The most recent "anti-gay policy" was delivered on Thursday to parliament while vowing to crack down on crime and corruption, reports the Gambia-based Freedom Newspaper. NOTE: Loud streaming audio of radio program at link.
Jammeh also used the occasion to send out a warning to homosexuals. He said gays are not allowed into the Gambia. He said he stood by his previous declarations [and] has no regrets for his anti gay policy. "Homosexuality is anti-humanity. I have never seen homosexual chicken, or turkey.. If you are convicted of homosexuality in this country, there will be no mercy for offenders. We will put you in the female wing of the prison," Jammeh said.
"Homosexuality is anti-god, anti-human, and anti-civilization. Homosexuals are not welcome in the Gambia. If we catch you, you will regret why you are born. I have buffalos from South Africa and Brazil and they never date each other. Allowing homosexuality means allowing satanic rights. We will not allow gays here."
President Yahya Jammeh has ruled Gambia after seizing power in 1994. In recent years the West African dictator has attracted international attention for his anti-gay rhetoric and violent threats. In May and June 2008, the Gambian leader ordered all homosexuals to leave the country and promised to "cut off the head" of any gay man remained in the West African nation.

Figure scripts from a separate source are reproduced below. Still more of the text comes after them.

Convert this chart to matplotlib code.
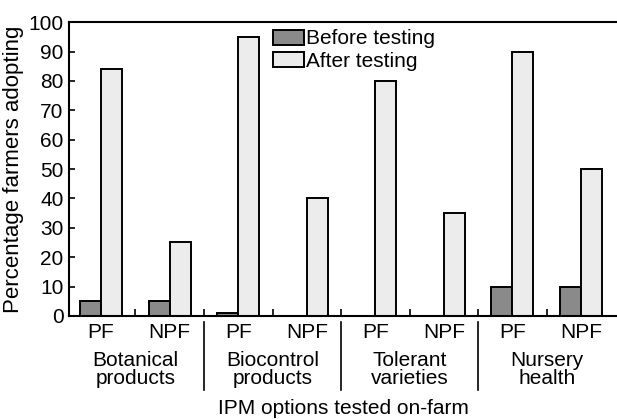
#!/usr/bin/env python3
import numpy as np
import matplotlib

matplotlib.use("Agg")
import matplotlib.pyplot as plt
from matplotlib.transforms import blended_transform_factory

my_rcParams = {
    "font.family": ["Liberation Sans", "DejaVu Sans"],
    "font.size": 15,
    "axes.linewidth": 1.5,
    "xtick.direction": "in",
    "ytick.direction": "in",
    "axes.spines.right": False,
}
plt.rcParams.update(my_rcParams)

## data
farm_types = ["PF", "NPF", "PF", "NPF", "PF", "NPF", "PF", "NPF"]
options = [
    "Botanical\nproducts",
    "Biocontrol\nproducts",
    "Tolerant\nvarieties",
    "Nursery\nhealth",
]
before_testing = [5, 5, 1, 0, 0, 0, 10, 10]
after_testing = [84, 25, 95, 40, 80, 35, 90, 50]


def main():
    fig, ax = plt.subplots(
        1,
        1,
        figsize=(6.17, 4.19),
        dpi=100,
        gridspec_kw={"left": 0.112, "right": 1.0, "top": 0.947, "bottom": 0.246},
    )
    x = np.arange(len(farm_types))
    width = 0.306
    ax.bar(
        x - width / 2,
        before_testing,
        width,
        color="#8a8a8a",
        edgecolor="black",
        linewidth=1.4,
        label="Before testing",
    )
    ax.bar(
        x + width / 2,
        after_testing,
        width,
        color="#ececec",
        edgecolor="black",
        linewidth=1.4,
        label="After testing",
    )

    ax.set_xlim(-0.467, 7.525)
    ax.set_ylim(0, 100)
    ax.set_yticks(np.arange(0, 101, 10))
    ax.tick_params(axis="y", length=4, width=1.2, pad=4)

    ## PF/NPF labels sit at pair centres, ticks sit between pairs
    ax.set_xticks(x)
    ax.set_xticklabels(farm_types)
    ax.tick_params(axis="x", which="major", length=0, pad=5)
    ax.set_xticks(np.arange(0.5, len(farm_types) - 1, 1.0), minor=True)
    ax.tick_params(axis="x", which="minor", length=5, width=1.2)

    trans = blended_transform_factory(ax.transData, ax.transAxes)
    for i, name in enumerate(options):
        ax.text(
            2 * i + 0.5,
            -0.118,
            name,
            transform=trans,
            ha="center",
            va="top",
            linespacing=0.95,
        )
    for sep in [1.5, 3.5, 5.5]:
        ax.plot(
            [sep, sep],
            [-0.02, -0.252],
            transform=trans,
            color="black",
            linewidth=1.2,
            clip_on=False,
        )

    fig.text(
        (0.112 + 1.0) / 2,
        5 / 419,
        "IPM options tested on-farm",
        ha="center",
        va="baseline",
    )
    ax.set_ylabel("Percentage farmers adopting", fontsize=16, labelpad=3)

    ax.legend(
        loc="upper left",
        bbox_to_anchor=(0.345, 1.025),
        frameon=False,
        handlelength=1.5,
        handleheight=0.75,
        handletextpad=0.1,
        labelspacing=0.15,
        borderpad=0.2,
    )
    fig.savefig("out.png", dpi=100)


if __name__ == "__main__":
    main()
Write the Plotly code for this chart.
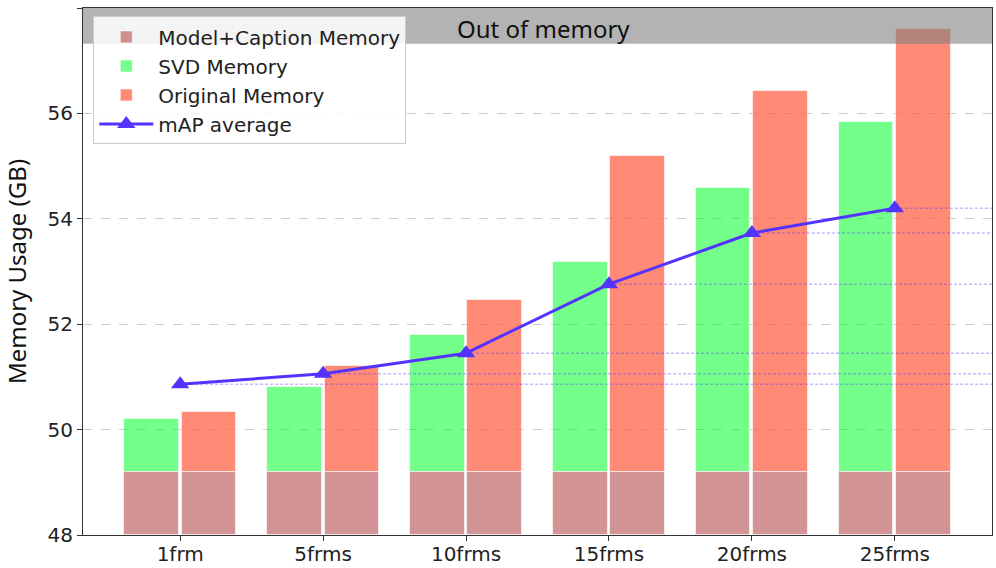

Gambia is one of at least 38 of 54 African countries that prohibit same-sex relations. Same-sex relations between men and women are a felony and liable for imprisonment up to seven years. Four nations—Mauritania, Nigeria, Somalia and Sudan—boast the death penalty for gays or same-sex activity. South Africa and Seychelles are the only African nations that protect LGBT rights. South Africa is also the only African nation to guarantee marriage equality.
But there have been some promising developments in Gambia. A court dropped indecency charges in August 2012 against 18 men and two women who were charged with "unnatural offenses" and "indecency". The defendants were accused of homosexuality but the prosecutors' cases were "based on discredited evidence", the judge ruled.